___ ENTRIES PROVIDED
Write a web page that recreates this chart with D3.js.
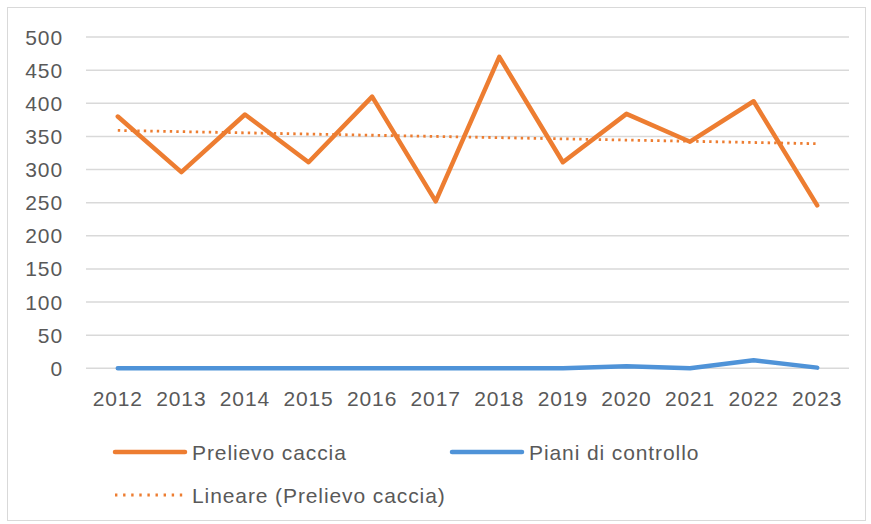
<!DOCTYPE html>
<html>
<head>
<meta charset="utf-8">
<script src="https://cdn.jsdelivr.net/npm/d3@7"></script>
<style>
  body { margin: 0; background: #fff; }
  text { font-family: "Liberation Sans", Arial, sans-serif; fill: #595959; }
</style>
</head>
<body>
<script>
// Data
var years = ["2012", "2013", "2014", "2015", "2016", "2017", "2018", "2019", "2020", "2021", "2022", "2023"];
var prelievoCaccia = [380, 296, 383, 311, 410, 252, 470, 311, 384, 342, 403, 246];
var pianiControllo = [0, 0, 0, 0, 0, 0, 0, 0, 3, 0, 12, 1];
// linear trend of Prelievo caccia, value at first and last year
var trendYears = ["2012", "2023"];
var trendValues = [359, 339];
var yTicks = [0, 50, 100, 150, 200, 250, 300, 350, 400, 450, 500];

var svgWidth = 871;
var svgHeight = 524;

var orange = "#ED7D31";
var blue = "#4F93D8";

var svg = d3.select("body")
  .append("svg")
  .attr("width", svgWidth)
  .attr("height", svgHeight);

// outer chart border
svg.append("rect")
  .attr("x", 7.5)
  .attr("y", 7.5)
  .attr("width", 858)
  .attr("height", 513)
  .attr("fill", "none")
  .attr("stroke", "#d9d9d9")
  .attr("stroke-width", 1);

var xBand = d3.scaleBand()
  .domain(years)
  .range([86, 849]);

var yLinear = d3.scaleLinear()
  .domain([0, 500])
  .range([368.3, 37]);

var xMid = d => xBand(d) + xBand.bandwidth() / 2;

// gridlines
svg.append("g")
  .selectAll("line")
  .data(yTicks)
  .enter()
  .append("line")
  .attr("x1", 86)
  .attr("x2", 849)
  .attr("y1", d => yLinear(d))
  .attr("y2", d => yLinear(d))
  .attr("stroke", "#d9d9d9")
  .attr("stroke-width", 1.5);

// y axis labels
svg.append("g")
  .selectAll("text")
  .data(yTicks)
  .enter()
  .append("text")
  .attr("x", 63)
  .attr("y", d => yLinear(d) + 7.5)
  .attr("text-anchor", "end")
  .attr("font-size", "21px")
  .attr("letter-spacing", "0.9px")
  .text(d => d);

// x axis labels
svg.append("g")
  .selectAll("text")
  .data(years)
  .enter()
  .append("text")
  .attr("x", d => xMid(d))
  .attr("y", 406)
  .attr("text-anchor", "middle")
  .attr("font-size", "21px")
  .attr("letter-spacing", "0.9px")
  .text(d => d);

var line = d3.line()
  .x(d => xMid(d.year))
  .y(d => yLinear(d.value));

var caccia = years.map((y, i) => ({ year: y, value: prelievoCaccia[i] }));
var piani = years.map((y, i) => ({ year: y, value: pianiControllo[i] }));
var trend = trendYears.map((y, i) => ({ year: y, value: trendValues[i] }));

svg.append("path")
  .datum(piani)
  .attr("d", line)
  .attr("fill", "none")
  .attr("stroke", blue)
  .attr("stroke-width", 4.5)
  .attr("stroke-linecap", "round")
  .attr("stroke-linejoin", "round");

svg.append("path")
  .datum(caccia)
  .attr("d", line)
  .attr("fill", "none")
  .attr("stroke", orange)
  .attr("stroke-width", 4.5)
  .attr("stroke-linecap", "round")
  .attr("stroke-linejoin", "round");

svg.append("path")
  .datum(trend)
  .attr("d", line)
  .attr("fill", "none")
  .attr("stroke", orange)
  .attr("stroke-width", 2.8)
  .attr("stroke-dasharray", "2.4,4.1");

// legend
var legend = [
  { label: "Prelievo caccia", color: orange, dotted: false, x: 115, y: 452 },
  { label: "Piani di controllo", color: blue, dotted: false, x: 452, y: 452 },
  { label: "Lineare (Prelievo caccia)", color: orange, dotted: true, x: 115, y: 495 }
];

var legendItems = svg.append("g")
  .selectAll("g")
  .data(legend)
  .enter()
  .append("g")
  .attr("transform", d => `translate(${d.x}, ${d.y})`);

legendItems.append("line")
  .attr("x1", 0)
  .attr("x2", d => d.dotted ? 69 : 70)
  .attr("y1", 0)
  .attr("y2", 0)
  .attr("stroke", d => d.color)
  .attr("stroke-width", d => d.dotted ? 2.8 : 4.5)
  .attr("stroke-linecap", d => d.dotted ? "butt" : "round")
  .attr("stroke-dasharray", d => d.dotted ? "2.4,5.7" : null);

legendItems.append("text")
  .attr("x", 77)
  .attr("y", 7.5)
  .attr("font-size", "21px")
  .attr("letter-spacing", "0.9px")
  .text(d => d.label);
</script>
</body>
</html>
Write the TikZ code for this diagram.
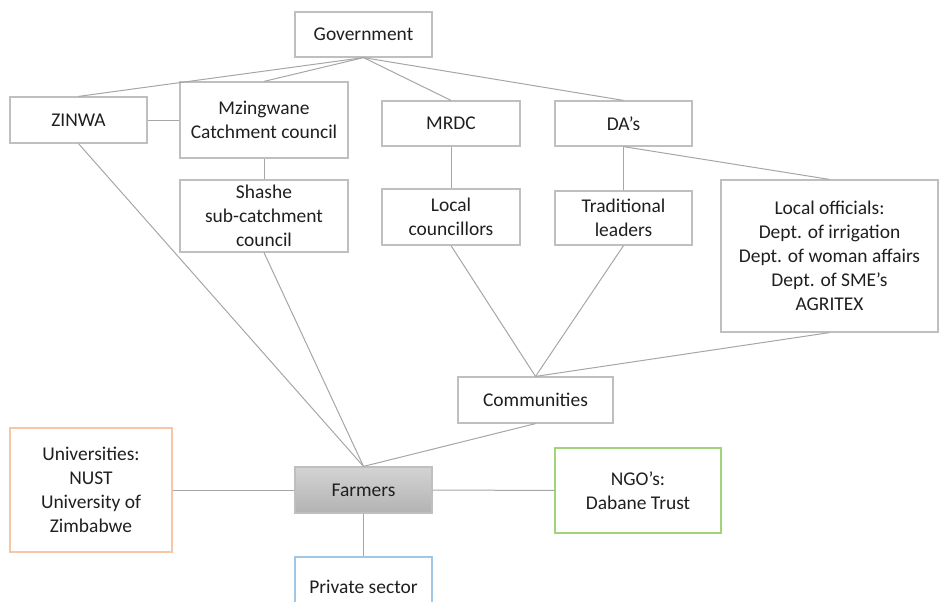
______
▶ **WHAT THE TASK REQUIRES**
Write out each entry exactly as given, omitting any picture.

▶ **FINISHED EXERCISE**
Write a web page that recreates this chart with D3.js.
<!DOCTYPE html>
<html>
<head>
<meta charset="utf-8">
<script src="https://cdn.jsdelivr.net/npm/d3@7"></script>
<style>
  body { margin: 0; background: #fff; }
  text { font-family: "Liberation Sans", Arial, sans-serif; fill: #595959; }
</style>
</head>
<body>
<script>
// Data
var years = ["2012", "2013", "2014", "2015", "2016", "2017", "2018", "2019", "2020", "2021", "2022", "2023"];
var prelievoCaccia = [380, 296, 383, 311, 410, 252, 470, 311, 384, 342, 403, 246];
var pianiControllo = [0, 0, 0, 0, 0, 0, 0, 0, 3, 0, 12, 1];
// linear trend of Prelievo caccia, value at first and last year
var trendYears = ["2012", "2023"];
var trendValues = [359, 339];
var yTicks = [0, 50, 100, 150, 200, 250, 300, 350, 400, 450, 500];

var svgWidth = 871;
var svgHeight = 524;

var orange = "#ED7D31";
var blue = "#4F93D8";

var svg = d3.select("body")
  .append("svg")
  .attr("width", svgWidth)
  .attr("height", svgHeight);

// outer chart border
svg.append("rect")
  .attr("x", 7.5)
  .attr("y", 7.5)
  .attr("width", 858)
  .attr("height", 513)
  .attr("fill", "none")
  .attr("stroke", "#d9d9d9")
  .attr("stroke-width", 1);

var xBand = d3.scaleBand()
  .domain(years)
  .range([86, 849]);

var yLinear = d3.scaleLinear()
  .domain([0, 500])
  .range([368.3, 37]);

var xMid = d => xBand(d) + xBand.bandwidth() / 2;

// gridlines
svg.append("g")
  .selectAll("line")
  .data(yTicks)
  .enter()
  .append("line")
  .attr("x1", 86)
  .attr("x2", 849)
  .attr("y1", d => yLinear(d))
  .attr("y2", d => yLinear(d))
  .attr("stroke", "#d9d9d9")
  .attr("stroke-width", 1.5);

// y axis labels
svg.append("g")
  .selectAll("text")
  .data(yTicks)
  .enter()
  .append("text")
  .attr("x", 63)
  .attr("y", d => yLinear(d) + 7.5)
  .attr("text-anchor", "end")
  .attr("font-size", "21px")
  .attr("letter-spacing", "0.9px")
  .text(d => d);

// x axis labels
svg.append("g")
  .selectAll("text")
  .data(years)
  .enter()
  .append("text")
  .attr("x", d => xMid(d))
  .attr("y", 406)
  .attr("text-anchor", "middle")
  .attr("font-size", "21px")
  .attr("letter-spacing", "0.9px")
  .text(d => d);

var line = d3.line()
  .x(d => xMid(d.year))
  .y(d => yLinear(d.value));

var caccia = years.map((y, i) => ({ year: y, value: prelievoCaccia[i] }));
var piani = years.map((y, i) => ({ year: y, value: pianiControllo[i] }));
var trend = trendYears.map((y, i) => ({ year: y, value: trendValues[i] }));

svg.append("path")
  .datum(piani)
  .attr("d", line)
  .attr("fill", "none")
  .attr("stroke", blue)
  .attr("stroke-width", 4.5)
  .attr("stroke-linecap", "round")
  .attr("stroke-linejoin", "round");

svg.append("path")
  .datum(caccia)
  .attr("d", line)
  .attr("fill", "none")
  .attr("stroke", orange)
  .attr("stroke-width", 4.5)
  .attr("stroke-linecap", "round")
  .attr("stroke-linejoin", "round");

svg.append("path")
  .datum(trend)
  .attr("d", line)
  .attr("fill", "none")
  .attr("stroke", orange)
  .attr("stroke-width", 2.8)
  .attr("stroke-dasharray", "2.4,4.1");

// legend
var legend = [
  { label: "Prelievo caccia", color: orange, dotted: false, x: 115, y: 452 },
  { label: "Piani di controllo", color: blue, dotted: false, x: 452, y: 452 },
  { label: "Lineare (Prelievo caccia)", color: orange, dotted: true, x: 115, y: 495 }
];

var legendItems = svg.append("g")
  .selectAll("g")
  .data(legend)
  .enter()
  .append("g")
  .attr("transform", d => `translate(${d.x}, ${d.y})`);

legendItems.append("line")
  .attr("x1", 0)
  .attr("x2", d => d.dotted ? 69 : 70)
  .attr("y1", 0)
  .attr("y2", 0)
  .attr("stroke", d => d.color)
  .attr("stroke-width", d => d.dotted ? 2.8 : 4.5)
  .attr("stroke-linecap", d => d.dotted ? "butt" : "round")
  .attr("stroke-dasharray", d => d.dotted ? "2.4,5.7" : null);

legendItems.append("text")
  .attr("x", 77)
  .attr("y", 7.5)
  .attr("font-size", "21px")
  .attr("letter-spacing", "0.9px")
  .text(d => d.label);
</script>
</body>
</html>
Write the TikZ code for this diagram.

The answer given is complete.